In much of the region, military-run conglomerates still occupy important positions in the economy, providing them with power over civilian governments. 

The military-run Myanmar Economic Holdings Limited controls vast swathes of the country’s export and natural resource sectors, while Vietnam’s Viettel Group dominates the country’s telecoms industry. 

But a much larger problem is how militaries view their role in society. 

Thai Prime Minister and coup leader Prayut Chan-ocha. Some militaries see their role as saving the country from elected governments. Photo: AFP/Lillian Suwanrumpha

Across much of the region, analysts argue the military still sees itself as the “guardian of the nation” or as the “people’s army.”  Rather than being an instrument of the state, the military sees itself as the protector of the state and therefore not subservient to civilian governments. 

Indeed, as coups in Thailand and Myanmar demonstrate, they are nominally staged to “save” the country from civilian politicians. In other countries, the armed forces still consider themselves on the frontlines against real or imagined threats to national stability. 

Even Western governments recognize the political power of the region’s militaries, with much of the rivalry between the US and China for influence in Southeast Aisa centered on gaining the ear of the commanders. 

During his first month as president, Donald Trump restored military relations with Thailand, including resumption of joint drills which had been halted by his predecessor Barack Obama following the 2014 coup. 

In late 2016, Cambodia’s armed forces began drilling with China for the first time. A few months later, it “suspended” joint military drills with the US, a sign of the country’s geopolitical switch in allegiances.

Phnom Penh also began importing more arms from China, which has provided Cambodia with hundreds of millions of dollars in military aid since 2017.  

In response, Washington has constantly asserted that Phnom Penh is in secret talks to allow Chinese military personnel to be stationed in the country, which the Cambodian government has repeatedly denied. The accusation is clearly intended to forestall closer relations between Cambodia and China’s armed forces. 

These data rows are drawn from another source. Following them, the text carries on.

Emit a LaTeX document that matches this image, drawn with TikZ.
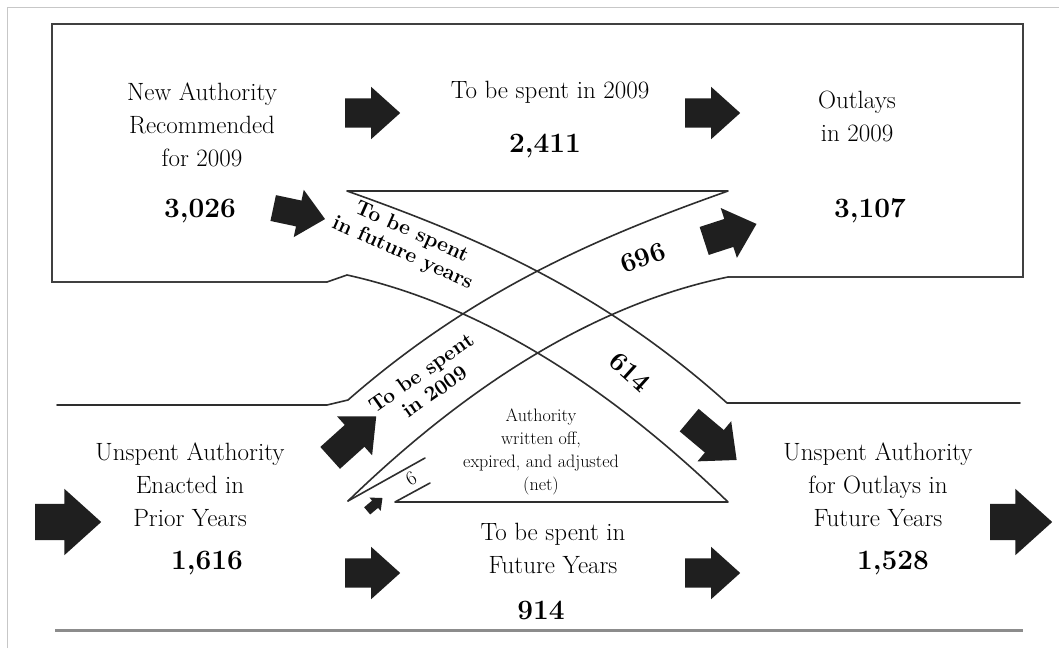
\documentclass[tikz,border=0pt]{standalone}
\usepackage{fontspec}
\usetikzlibrary{shapes.arrows}
\newcommand\txtfont{\fontsize{25}{33}\selectfont}
\newcommand\numfont{\fontsize{28}{32}\selectfont\bfseries}
\newcommand\bandfont{\fontsize{21}{23}\selectfont\bfseries}
\newcommand\bnumfont{\fontsize{27}{30}\selectfont\bfseries}
\newcommand\notefont{\fontsize{18}{23}\selectfont}
\begin{document}
\begin{tikzpicture}[x=1pt,y=-1pt,
  txt/.style={font=\txtfont, align=center, inner sep=0pt, text=black},
  num/.style={font=\numfont, inner sep=0pt, text=black},
  band/.style={font=\bandfont, align=center, inner sep=0pt, text=black},
  bnum/.style={font=\bnumfont, inner sep=0pt, text=black},
  note/.style={font=\notefont, align=center, inner sep=0pt, text=black},
  ln/.style={draw=black!82, line width=1.6pt, line join=round, line cap=round},
  boxln/.style={draw=black!75, line width=2pt, line join=miter},
  barrow/.style={single arrow, anchor=tail, fill=black!88, draw=none, inner xsep=0pt, inner ysep=14.5pt,
    single arrow head extend=11.5pt, single arrow tip angle=84,
    single arrow head indent=0pt, minimum height=55pt, minimum width=0pt}
]
\useasboundingbox (0,0) rectangle (1059,648);
\fill[white] (0,0) rectangle (1059,648);
% outer light frame
\draw[black!22, line width=1pt] (7,648) -- (7,7) -- (1059,7);

% key points
\coordinate (topL) at (347,191);
\coordinate (topR) at (728,191);
\coordinate (apex) at (348,501);
\coordinate (triR) at (728,502);
\coordinate (baseL) at (395,502);

% top box
\draw[boxln] (728,277) -- (1023,277) -- (1023,24) -- (52,24) -- (52,282) -- (327,282);
% band "future years": lower edge, triangle base, wedge
\draw[ln] (327,282) -- (347,275) .. controls (474,303) and (601,379) .. (triR) -- (baseL) -- (430,483);
% lower-left line, band 2009 upper edge, top horizontal, band future upper edge, lower-right line
\draw[ln] (57,405) -- (327,405) -- (348,400) .. controls (475,289) and (601,236) .. (topR) -- (topL)
  .. controls (474,236) and (600,289) .. (727,403) -- (1020,403);
% band 2009 lower edge
\draw[ln] (apex) .. controls (474,379) and (601,303) .. (728,277);
% wedge upper line
\draw[ln] (apex) -- (425,458);
% bottom rule
\draw[black!45, line width=3pt] (55,630) -- (1023,630);

% texts
\node[txt] (na) at (202,125) {New Authority\\Recommended\\for 2009};
\node[num] (n3026) at (200,211) {3,026};
\node[txt] (tbs) at (550,92) {To be spent in 2009};
\node[num] (n2411) at (545,146) {2,411};
\node[txt] (out) at (857,116) {Outlays\\in 2009};
\node[num] (n3107) at (870,211) {3,107};
\node[txt] (ua) at (190,485) {Unspent Authority\\Enacted in\\Prior Years};
\node[num] (n1616) at (207,563) {1,616};
\node[txt] (tbf) at (553,548) {To be spent in\\Future Years};
\node[num] (n914) at (541,610) {914};
\node[txt] (uf) at (878,485) {Unspent Authority\\for Outlays in\\Future Years};
\node[num] (n1528) at (893,563) {1,528};

% band labels
\node[band, rotate=-24] (lfut) at (407,243) {To be spent\\in future years};
\node[band, rotate=35] (l2009) at (428,382) {To be spent\\in 2009};
\node[bnum, rotate=20] (l696) at (643,258) {696};
\node[bnum, rotate=-42] (l614) at (630,372) {614};
\node[note] (wo) at (541,452) {Authority\\written off,\\expired, and adjusted\\(net)};
\node[note, font=\fontsize{20}{22}\selectfont, rotate=30] (l6) at (411,479) {6};

% block arrows (placed by their tails)
\node[barrow] (a1) at (345,113) {};
\node[barrow] (a2) at (685,113) {};
\node[barrow, rotate=-12, minimum height=53pt, inner ysep=13pt, single arrow head extend=11pt] (a3) at (273,208) {};
\node[barrow, rotate=18, minimum height=55pt] (a4) at (704,241) {};
\node[barrow, rotate=42, minimum height=62pt] (a5) at (330,458) {};
\node[barrow, rotate=-40, minimum height=62pt] (a6) at (689,420) {};
\node[barrow, minimum height=66pt, inner ysep=18pt, single arrow head extend=15pt] (a7) at (35,522) {};
\node[barrow, minimum height=62pt, inner ysep=18pt, single arrow head extend=15pt] (a8) at (990,522) {};
\node[barrow] (a9) at (345,573) {};
\node[barrow] (a10) at (685,573) {};
\node[barrow, rotate=40, minimum height=20pt, inner ysep=4.5pt, single arrow head extend=4pt] (a11) at (367,511) {};
\end{tikzpicture}
\end{document}
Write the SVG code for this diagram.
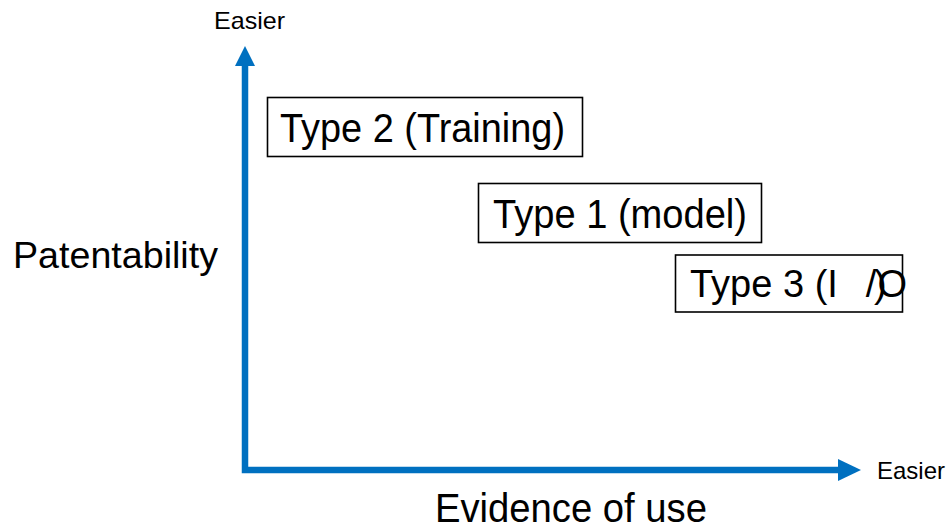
<svg xmlns="http://www.w3.org/2000/svg" width="952" height="529" viewBox="0 0 952 529">
<style>
text { font-family: "Liberation Sans", Arial, sans-serif; fill: #000; }
.box { fill: #fff; stroke: #000; stroke-width: 1.6; }
.axis { stroke: #0070C0; stroke-width: 6.5; fill: none; }
.head { fill: #0070C0; }
.big { font-size: 40px; }
.small { font-size: 24px; }
</style>
<rect width="952" height="529" fill="#fff"/>
<g id="connectors">
  <path class="axis" d="M245,64 V470 H840"/>
  <polygon class="head" points="245,46 235,66 255,66"/>
  <polygon class="head" points="861,470 838,459 838,481"/>
</g>
<g id="label-y-easier"><text class="small" x="214" y="29" textLength="71" lengthAdjust="spacingAndGlyphs">Easier</text></g>
<g id="label-x-easier"><text class="small" x="877" y="479" textLength="68" lengthAdjust="spacingAndGlyphs">Easier</text></g>
<g id="label-patentability"><text x="13" y="268" font-size="37" textLength="205" lengthAdjust="spacingAndGlyphs">Patentability</text></g>
<g id="label-evidence"><text class="big" x="435" y="522" textLength="272" lengthAdjust="spacingAndGlyphs">Evidence of use</text></g>
<g id="type2">
  <rect class="box" x="267.5" y="97.5" width="315" height="59"/>
  <text class="big" x="280" y="142" textLength="285" lengthAdjust="spacingAndGlyphs">Type 2 (Training)</text>
</g>
<g id="type1">
  <rect class="box" x="478.5" y="183.5" width="283" height="59"/>
  <text class="big" x="493" y="228" textLength="254" lengthAdjust="spacingAndGlyphs">Type 1 (model)</text>
</g>
<g id="type3">
  <rect class="box" x="675.5" y="255" width="227" height="57"/>
  <text x="690" y="297" font-size="38">Type 3 (I<tspan dx="28">/</tspan><tspan dx="1">O</tspan><tspan dx="-33">)</tspan></text>
</g>
</svg>
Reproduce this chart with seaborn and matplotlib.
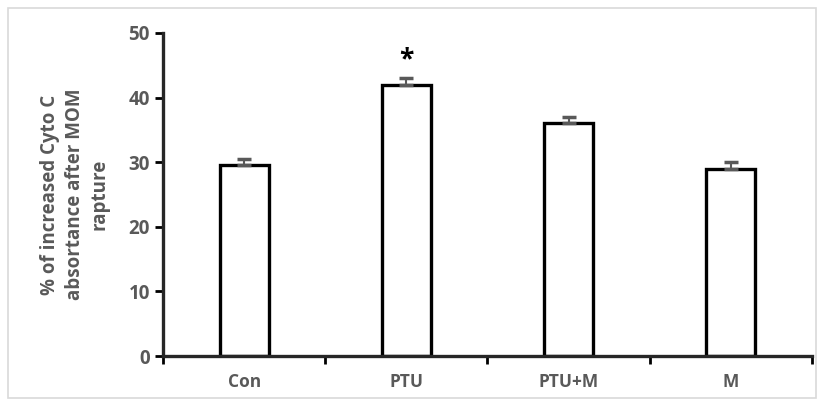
import numpy as np
import pandas as pd
import matplotlib
matplotlib.use("Agg")
import matplotlib.pyplot as plt
from matplotlib.patches import Rectangle
import seaborn as sns

groups = ["Con", "PTU", "PTU+M", "M"]
values = [29.5, 42.0, 36.0, 29.0]
errors = [1.0, 1.0, 1.0, 1.0]
marks = ["", "*", "", ""]

sns.set_style("white")
plt.rcParams["font.family"] = ["Open Sans", "DejaVu Sans"]
grey = "#595959"

df = pd.DataFrame({"group": groups, "value": values})

fig = plt.figure(figsize=(8.2, 4.0), dpi=100)
ax = fig.add_axes([0.199, 0.11, 0.791, 0.8075])

sns.barplot(data=df, x="group", y="value", color="white", edgecolor="black",
            linewidth=2.4, width=0.3, errorbar=None, ax=ax)

x = np.arange(len(groups))
ax.errorbar(x, values, yerr=[np.zeros(len(errors)), errors], fmt="none",
            ecolor=grey, elinewidth=1.5, capsize=5, capthick=2.5, zorder=1)

for xi, v, e, m in zip(x, values, errors, marks):
    if m:
        ax.text(xi, v + e + 0.8, m, ha="center", va="bottom", fontsize=19,
                fontweight="bold", color="black")

ax.set_ylim(0, 50)
ax.set_xlim(-0.5, len(groups) - 0.5)
ax.set_yticks(range(0, 51, 10))
ax.set_xticks(np.arange(-0.5, len(groups)), minor=True)
ax.tick_params(axis="x", which="major", length=0, pad=12)
ax.tick_params(axis="x", which="minor", length=6, width=2, direction="out", color="black")
ax.tick_params(axis="y", length=6, width=2, direction="out", color="black")
ax.yaxis.set_tick_params(left=True)
ax.xaxis.set_tick_params(which="minor", bottom=True)
for lab in ax.get_xticklabels():
    lab.set_fontweight("bold")
    lab.set_color(grey)
    lab.set_fontsize(12.5)
for lab in ax.get_yticklabels():
    lab.set_fontweight("bold")
    lab.set_color(grey)
    lab.set_fontsize(13.5)

sns.despine(ax=ax)
ax.spines["left"].set_linewidth(2.4)
ax.spines["bottom"].set_linewidth(2.4)
ax.set_xlabel("")
ax.set_ylabel("% of increased Cyto C\nabsortance after MOM\nrapture", fontsize=13.5,
              fontweight="bold", color=grey, labelpad=14, linespacing=1.3)

fig.patches.append(Rectangle((0.01, 0.005), 0.985, 0.975, transform=fig.transFigure,
                             fill=False, edgecolor="#d9d9d9", linewidth=1.2))

fig.savefig("out.png", dpi=100)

In part, the political power exercised by militaries is a result of the increased risk of conflict in the region, brought on by heightened tensions in the South China Sea where a handful of regional states contest territory with China. 

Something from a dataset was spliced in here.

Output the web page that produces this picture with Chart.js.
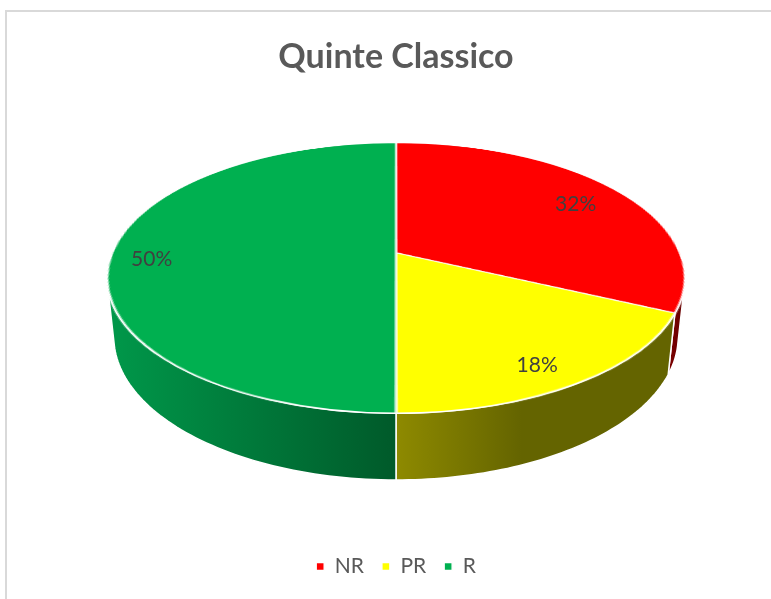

The latest State of Southeast Asia survey by the ISEAS, released this month, found that 45% of respondents thought military confrontation between the US and China that results in a political crisis was the main concern in the South China Sea. 

How the Myanmar coup is settled will be symbolic. After several weeks, nationwide protests are still trying to roll back the military’s power and restore the NLD government, despite deadly repression from the authorities. 

The US has already imposed targeted sanctions on Myanmar’s military leaders, as will the European Union.

Yet there is a creeping sense that the international community will accept an outcome if the junta agrees to quickly hold fresh elections, despite one only taking place in November which the military claims was rigged. 

Indeed, Jakarta is said to be formulating a regional action plan that would try to ensure Myanmar’s new military junta sticks to this promise.

That outcome, however, would not only legitimize the coup but also risk giving the military carte blanche to decide how the election proceeds, including who is and isn’t allowed to stand. 

After the 2014 coup in Thailand, its military junta also vowed to hold fresh elections. These didn’t take place until 2019 and only after the junta radically altered the constitution and electoral laws to guarantee the military political power regardless of electoral results. 

Whichever direction one looks in the region, Southeast Asia’s political militaries are not likely to return to their barracks anytime soon.